Published in 2021
246 pages
JoAnna Novak is the author of the novel I Must Have You and two books of poetry: Noirmania and Abeyance, North America. Her essay “My $1000 Anxiety Attack” was anthologized in About Us: Essays from the Disability Series of The New York Times. Her work has appeared or is forthcoming in The Paris Review, The New York Times, the Washington Post, The Atlantic, Fence, Guernica, AGNI, BOMB, and other publications. She is a co-founder of the literary journal and chapbook publisher, Tammy, and teaches in the MFA program at Mount Saint Mary’s University in Los Angeles.
What is this book about?
A stunning look at the labor of obsession and the industry of self-destruction
In her lush, lyrical, and unflinching short fiction debut, JoAnna Novak examines the restless throb of desire amid the rote work of jobs and obligations, from the walk-ins of a New York banquet kitchen to the pier of Venice Beach.
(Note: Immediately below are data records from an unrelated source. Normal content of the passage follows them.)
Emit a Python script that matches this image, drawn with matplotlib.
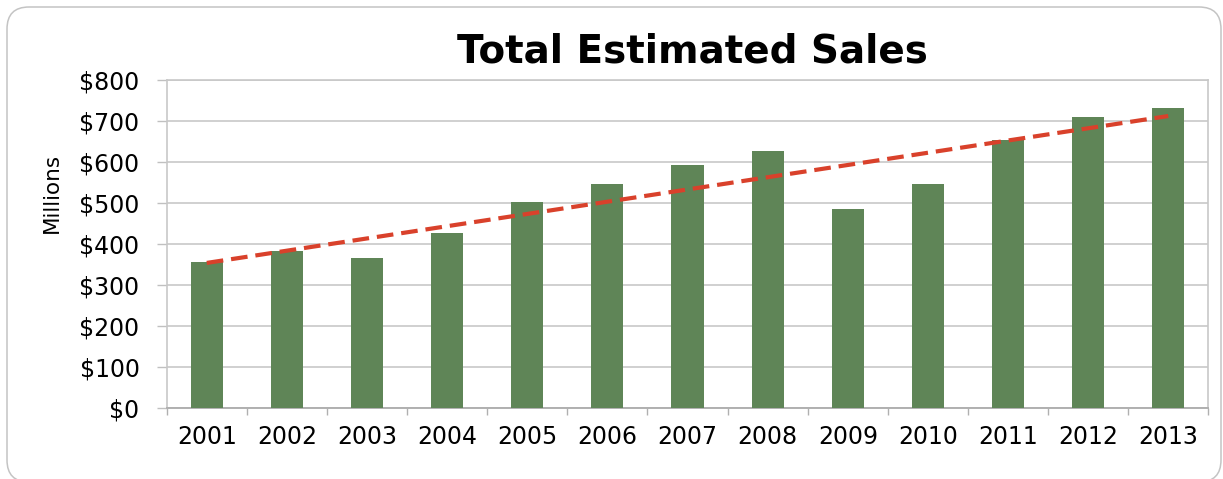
import matplotlib.pyplot as plt
import numpy as np
from matplotlib.patches import FancyBboxPatch

years = ["2001", "2002", "2003", "2004", "2005", "2006", "2007",
         "2008", "2009", "2010", "2011", "2012", "2013"]
sales = [356, 384, 366, 428, 503, 547, 594, 628, 485, 547, 654, 709, 731]
y_ticks = [0, 100, 200, 300, 400, 500, 600, 700, 800]

plt.rcParams["font.family"] = ["DejaVu Sans"]

fig = plt.figure(figsize=(12.23, 4.79), dpi=100)
ax = fig.add_axes([0.1363, 0.1476, 0.8517, 0.6854])

x = np.arange(1, len(sales) + 1)
ax.bar(x, sales, width=0.4, color="#5f8557", zorder=3)

# linear trendline fitted to the yearly totals
m, b = np.polyfit(x, sales, 1)
ax.plot(x, m * x + b, color="#d9412b", linewidth=3,
        linestyle=(0, (4.0, 1.9)), zorder=4)

ax.set_xlim(0.5, len(sales) + 0.5)
ax.set_ylim(0, 800)
ax.set_yticks(y_ticks)
ax.set_yticklabels([f"${v}" for v in y_ticks], fontsize=17)
ax.set_xticks(x)
ax.set_xticklabels(years, fontsize=17)
ax.set_xticks(np.arange(0.5, len(sales) + 1), minor=True)
ax.tick_params(axis="x", which="major", length=0, pad=12)
ax.tick_params(axis="x", which="minor", length=5, width=1, color="#b0b0b0")
ax.tick_params(axis="y", length=7.5, width=1, color="#c0c0c0", pad=12)

ax.grid(axis="y", color="#c8c8c8", linewidth=1.2, zorder=0)
for side in ["top", "right", "left"]:
    ax.spines[side].set_color("#c8c8c8")
    ax.spines[side].set_linewidth(1.2)
ax.spines["bottom"].set_color("#b0b0b0")
ax.spines["bottom"].set_linewidth(1.4)

fig.text(0.0425, 0.597, "Millions", fontsize=15.5, rotation=90,
         ha="center", va="center")

fig.text(0.566, 0.8685, "Total Estimated Sales", fontsize=28,
         fontweight="bold", ha="center", va="baseline")

# rounded outer frame
frame = FancyBboxPatch((0.07, -0.03), 12.14, 4.75,
                       boxstyle="round,pad=0,rounding_size=0.22",
                       transform=fig.dpi_scale_trans, facecolor="none",
                       edgecolor="#c4c4c4", linewidth=1.1)
fig.patches.append(frame)

fig.savefig("out.png", dpi=100)
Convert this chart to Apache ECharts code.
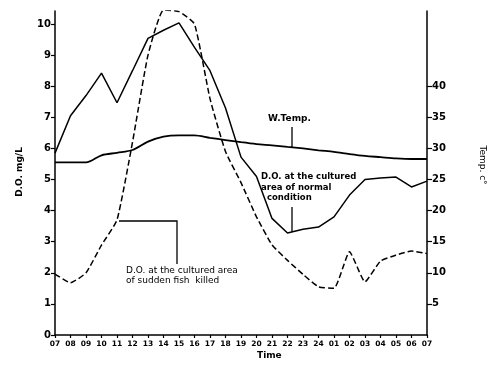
<!DOCTYPE html>
<html><head><meta charset="utf-8">
<script src="https://cdn.jsdelivr.net/npm/echarts@6/dist/echarts.min.js"></script>
<style>html,body{margin:0;padding:0;background:#fff}#c{width:500px;height:368px}</style>
</head><body><div id="c"></div>
<script>
const times = ["07","08","09","10","11","12","13","14","15","16","17","18","19","20","21","22","23","24","01","02","03","04","05","06","07"];
const doNormal = [5.85,7.05,7.7,8.42,7.47,8.5,9.54,9.8,10.04,9.25,8.5,7.3,5.72,5.1,3.75,3.28,3.4,3.47,3.8,4.5,5.0,5.05,5.08,4.76,4.95];
const doFishKilled = [1.96,1.68,2.0,2.89,3.7,6.2,9.0,10.45,10.4,10.0,7.6,5.9,4.9,3.8,2.9,2.4,1.95,1.55,1.5,2.68,1.71,2.38,2.57,2.7,2.62];
const waterTemp = [27.75,27.75,27.75,28.9,29.3,29.75,31.1,31.9,32.1,32.1,31.7,31.35,31.0,30.7,30.5,30.25,30.0,29.7,29.45,29.1,28.8,28.6,28.4,28.3,28.3];
const doTicks = [0,1,2,3,4,5,6,7,8,9,10];
const tempTicks = [5,10,15,20,25,30,35,40];

const F = 'DejaVu Sans';
const chart = echarts.init(document.getElementById('c'), null, {renderer:'canvas'});
chart.setOption({
  animation:false,
  backgroundColor:'#fff',
  grid:{left:55,right:73,top:11,bottom:33},
  xAxis:{type:'category',data:times,boundaryGap:false,
    axisLine:{lineStyle:{color:'#000',width:1.5}},
    axisTick:{show:true,alignWithLabel:true,length:3,interval:0,lineStyle:{color:'#000',width:1.2}},
    axisLabel:{interval:0,color:'#000',fontFamily:F,fontSize:7.5,fontWeight:'bold',margin:5},
    splitLine:{show:false}},
  yAxis:[
    {type:'value',min:0,max:10.42,position:'left',
     axisLine:{show:true,lineStyle:{color:'#000',width:1.5}},
     axisTick:{show:true,length:4,customValues:doTicks,lineStyle:{color:'#000',width:1.2}},
     axisLabel:{customValues:doTicks,color:'#000',fontFamily:F,fontSize:10,fontWeight:'bold',margin:4},
     splitLine:{show:false}},
    {type:'value',min:0,max:52.1,position:'right',
     axisLine:{show:true,lineStyle:{color:'#000',width:1.5}},
     axisTick:{show:true,length:5,inside:false,customValues:tempTicks,lineStyle:{color:'#000',width:1.2}},
     axisLabel:{customValues:tempTicks,color:'#000',fontFamily:F,fontSize:10,fontWeight:'bold',margin:5},
     splitLine:{show:false}}
  ],
  series:[
    {name:'W.Temp.',type:'line',yAxisIndex:1,data:waterTemp,showSymbol:false,smooth:0.3,
     lineStyle:{color:'#000',width:1.8}},
    {name:'D.O. normal',type:'line',yAxisIndex:0,data:doNormal,showSymbol:false,
     lineStyle:{color:'#000',width:1.5}},
    {name:'D.O. fish killed',type:'line',yAxisIndex:0,data:doFishKilled,showSymbol:false,smooth:0.15,
     lineStyle:{color:'#000',width:1.5,type:[6,3]}}
  ],
  graphic:[
    {type:'text',left:257,top:351,style:{text:'Time',font:'bold 9px "DejaVu Sans"',fill:'#000'}},
    {type:'text',x:20,y:172,rotation:Math.PI/2,style:{text:'D.O. mg/L',font:'bold 9px "DejaVu Sans"',fill:'#000',align:'center',verticalAlign:'middle'}},
    {type:'text',x:482,y:165,rotation:-Math.PI/2,style:{text:'Temp. c°',font:'9px "DejaVu Sans"',fill:'#000',align:'center',verticalAlign:'middle'}},
    {type:'text',left:268,top:114,style:{text:'W.Temp.',font:'bold 9px "DejaVu Sans"',fill:'#000'}},
    {type:'line',shape:{x1:292,y1:127,x2:292,y2:147},style:{stroke:'#000',lineWidth:1.3}},
    {type:'text',left:261,top:172,style:{text:'D.O. at the cultured\narea of normal\n  condition',font:'bold 8.5px "DejaVu Sans"',fill:'#000',lineHeight:10.5}},
    {type:'line',shape:{x1:292,y1:207,x2:292,y2:232},style:{stroke:'#000',lineWidth:1.3}},
    {type:'text',left:126,top:266,style:{text:'D.O. at the cultured area\nof sudden fish  killed',font:'9px "DejaVu Sans"',fill:'#000',lineHeight:10}},
    {type:'polyline',shape:{points:[[177,264],[177,221],[119,221]]},style:{stroke:'#000',lineWidth:1.3,fill:null}}
  ]
});
</script></body></html>
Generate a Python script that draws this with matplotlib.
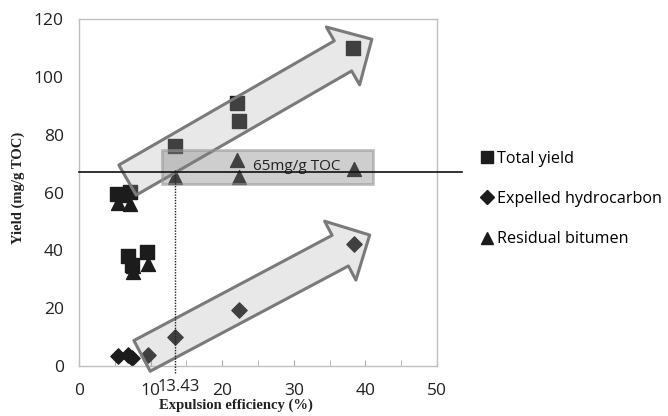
import matplotlib.pyplot as plt
from matplotlib.patches import FancyArrowPatch, Rectangle
from matplotlib.lines import Line2D

# expulsion efficiency (%) / yield (mg/g TOC)
total_x = [5.3, 6.1, 7.1, 6.9, 7.4, 9.5, 13.4, 22.1, 22.4, 38.3]
total_y = [59.5, 59.0, 60.2, 38.0, 35.0, 39.3, 76.2, 90.8, 84.8, 110.1]

expelled_x = [5.4, 6.9, 7.4, 9.6, 13.43, 22.3, 38.4]
expelled_y = [3.5, 3.8, 2.7, 3.9, 10.1, 19.4, 42.2]

bitumen_x = [5.5, 7.1, 7.5, 7.5, 9.6, 13.43, 22.1, 22.4, 38.4]
bitumen_y = [56.3, 56.0, 34.5, 32.5, 35.3, 65.5, 71.3, 65.5, 68.0]

threshold = 67
eff_cut = 13.43

fig = plt.figure(figsize=(6.68, 4.16), dpi=100)
ax = fig.add_axes([0.1183, 0.1202, 0.5359, 0.8341])

ax.scatter(total_x, total_y, marker='s', s=90, color='#1c1c1c', zorder=2)
ax.scatter(expelled_x, expelled_y, marker='D', s=60, color='#1c1c1c', zorder=2)
ax.scatter(bitumen_x, bitumen_y, marker='^', s=100, color='#1c1c1c', zorder=2)

# trend arrows
for tail, tip in [((6.77, 64.3), (40.9, 113.0)), ((8.8, 3.5), (40.6, 45.3))]:
    arr = FancyArrowPatch(tail, tip, arrowstyle='simple,head_width=48,head_length=24,tail_width=25',
                          mutation_scale=1, edgecolor='#7a7a7a', linewidth=2.2, zorder=3,
                          clip_on=False, shrinkA=0, shrinkB=0)
    arr.set_facecolor((0.66, 0.66, 0.66, 0.26))
    ax.add_patch(arr)

# 65 mg/g TOC band
band = Rectangle((11.6, 63.0), 29.5, 11.7, facecolor=(0.5, 0.5, 0.5, 0.38),
                 edgecolor=(0.6, 0.6, 0.6, 0.6), linewidth=2.0, zorder=3)
ax.add_patch(band)
ax.text(24.3, 68.9, '65mg/g TOC', fontsize=11, family='Open Sans',
        va='center', ha='left', color='#222222', zorder=4)

ax.plot([0, 53.5], [threshold, threshold], color='#111111', lw=1.2, zorder=4, clip_on=False)
ax.plot([eff_cut, eff_cut], [-2.5, threshold], color='#222222', lw=1.0,
        ls=(0, (1, 1)), zorder=4, clip_on=False)
ax.text(13.95, -4.6, '13.43', fontsize=12, family='Open Sans', ha='center', va='top',
        color='#222222')

ax.set_xlim(0, 50)
ax.set_ylim(0, 120)
ax.set_xticks(range(0, 51, 10))
ax.set_xticks(range(5, 50, 10), minor=True)
ax.set_yticks(range(0, 121, 20))
for s in ax.spines.values():
    s.set_color('#bfbfbf')
    s.set_linewidth(1.0)
ax.tick_params(axis='x', which='both', direction='in', length=4, color='#aaaaaa', pad=12,
               labelsize=12.5)
ax.tick_params(axis='y', length=0, pad=11, labelsize=12.5)
for lab in ax.get_xticklabels() + ax.get_yticklabels():
    lab.set_family('Open Sans')
    lab.set_color('#222222')

fig.text(0.353, 0.027, 'Expulsion efficiency (%)', family='Liberation Serif',
         fontweight='bold', fontsize=10.5, ha='center', va='center', color='#222222')
fig.text(0.027, 0.548, 'Yield (mg/g TOC)', family='Liberation Serif', fontweight='bold',
         fontsize=10.5, ha='center', va='center', rotation=90, color='#222222')

handles = [Line2D([], [], marker='s', ls='', color='#1c1c1c', markersize=9),
           Line2D([], [], marker='D', ls='', color='#1c1c1c', markersize=7),
           Line2D([], [], marker='^', ls='', color='#1c1c1c', markersize=9)]
leg = fig.legend(handles, ['Total yield', 'Expelled hydrocarbon', 'Residual bitumen'],
                 loc='upper left', bbox_to_anchor=(0.698, 0.672), frameon=False,
                 handlelength=0.8, handletextpad=0.2, labelspacing=1.5,
                 prop={'family': 'Open Sans', 'size': 11.6})

fig.savefig('out.png', dpi=100)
Fueled by jellyfish pad Thai and Necco wafers, Mountain Dew and Xiaolongbao, the characters in these stories defy boundaries and mores: In “MEMO 19,” a former anorectic, bored of recovery and her clerical job, invites an unparalleled act of sexual defilement and in “Rio Grande, Wisconsin,” a fleshly preteen fantasizes about Bill Murray on a family vacation to Wisconsin. Celebrating the grueling beauty of the shift and the ticking virtues of self-restraint, Meaningful Work is a pageant of formal experimentation, in fearless, glittering prose.